In Turkey Ferrari are once again unstoppable. Massa jokes that he should ask for a Turkish passport after a third consecutive victory at Istanbul Park, ahead of Hamilton and Raikkonen. His Brazilian countryman Rubens Barrichello steps into the record books, becoming the most experienced driver in F1 history with 257 race starts.

Two weeks later at an unseasonably drizzly Monaco, Ferrari lock out the front row of the grid and threaten to reign supreme. But Hamilton quickly reminds everyone of his skills in the wet. Overcoming an early brush with the barriers and subsequent puncture, the British driver switches to a one-stop strategy, capitalizes on the safety car period (prompted by a heavy shunt for Rosberg), and ends victorious.

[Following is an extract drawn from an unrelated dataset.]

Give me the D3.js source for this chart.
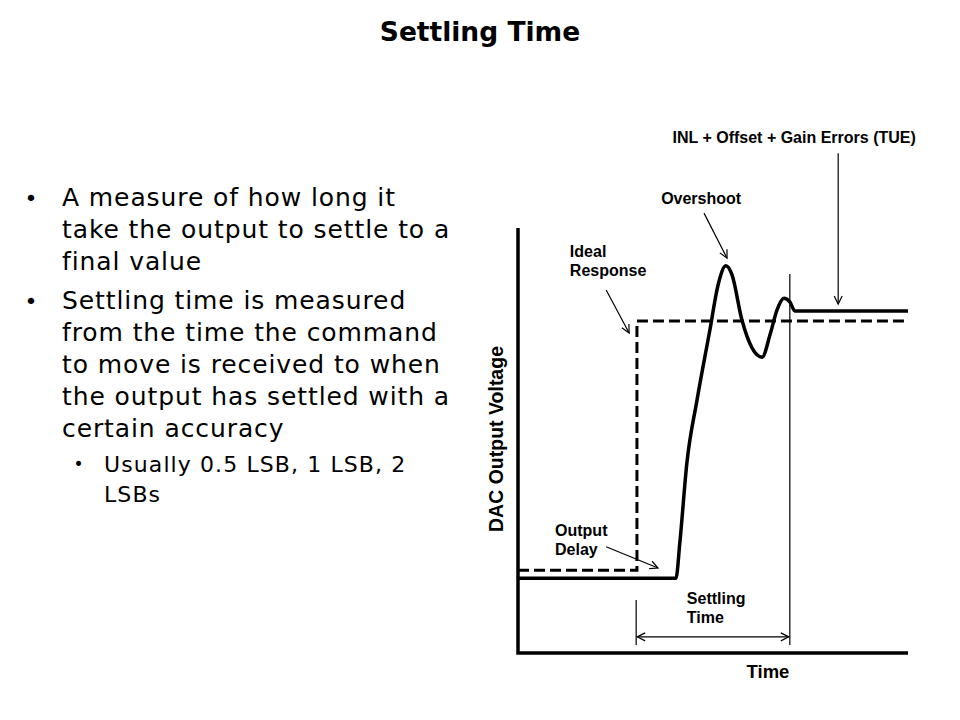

An ‘over the moon’ Hamilton celebrates in parc ferme with a host of celebrities including hip-hop mogul P Diddy. Toro Rosso also make merry, after wunderkind Sebastian Vettel clinches fifth on the STR03’s (delayed) race debut. Force India rue losing out on their first-ever points, after an out-of-control Raikkonen takes Adrian Sutil off late in the race.

So, with the season’s first phase over, the championship fight looks tight with Hamilton (38), defending champion Raikkonen (35), Massa (34) and Kubica (32) all firmly in the running. In the constructors’ standings, Ferrari are safely clear of the opposition, with 69 points to McLaren’s 53 and BMW Sauber’s 52.